Because of the DevOps policies at my company, I had to deploy containers with Terraform and ECS tasks. For the database, I used Aurora MySQL.

It was working before with Aurora Postgres though 🤔

I checked the MySQL logs and discovered the following error corresponding to backend's requests:
Aborted connection 87 to db: 'devlake' user: 'root' host: '10.204.0.214' (Got an error reading communication packets). (sql_connect.cc:845)
Here is what I used for aws_rds_cluster:
  ...

  instance_class  = "db.r6g.large"
  engine          = "aurora-mysql"
  engine_version  = "8.0.mysql_aurora.3.03.0"
And aws_rds_cluster_parameter_group:
  ...

  family = "aurora-mysql8.0"

  parameter {
    name  = "character_set_server"
    value = "utf8mb4"
  }

  parameter {
    name  = "collation_server"
    value = "utf8mb4_bin"
  }

Since you had already switch to mysql from pg, I suggest that you can wipe out the old deployment and redeploy a new one to see if the problem persists.

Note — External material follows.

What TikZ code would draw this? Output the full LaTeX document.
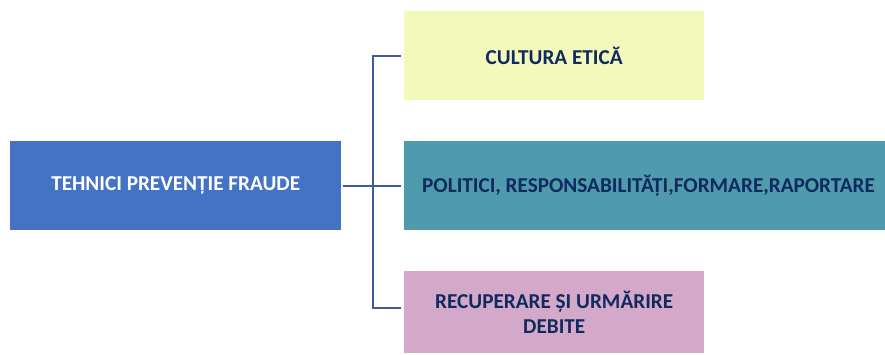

iholovin commented 1 year ago

@klesh yeah, that's what I did multiple times — got this error even with the fresh deployment

klesh commented 1 year ago

@iholovin the devlake uses a connection pool with 100 connections, seems like there are some failed connections. I suspect it is related to the aurora-mysql settings and this article from google seems likely related: https://dba.stackexchange.com/questions/19135/mysql-error-reading-communication-packets

tag @daniel-hutao , he is working on the similar task at this point, please help to reproduce the problem, thanks.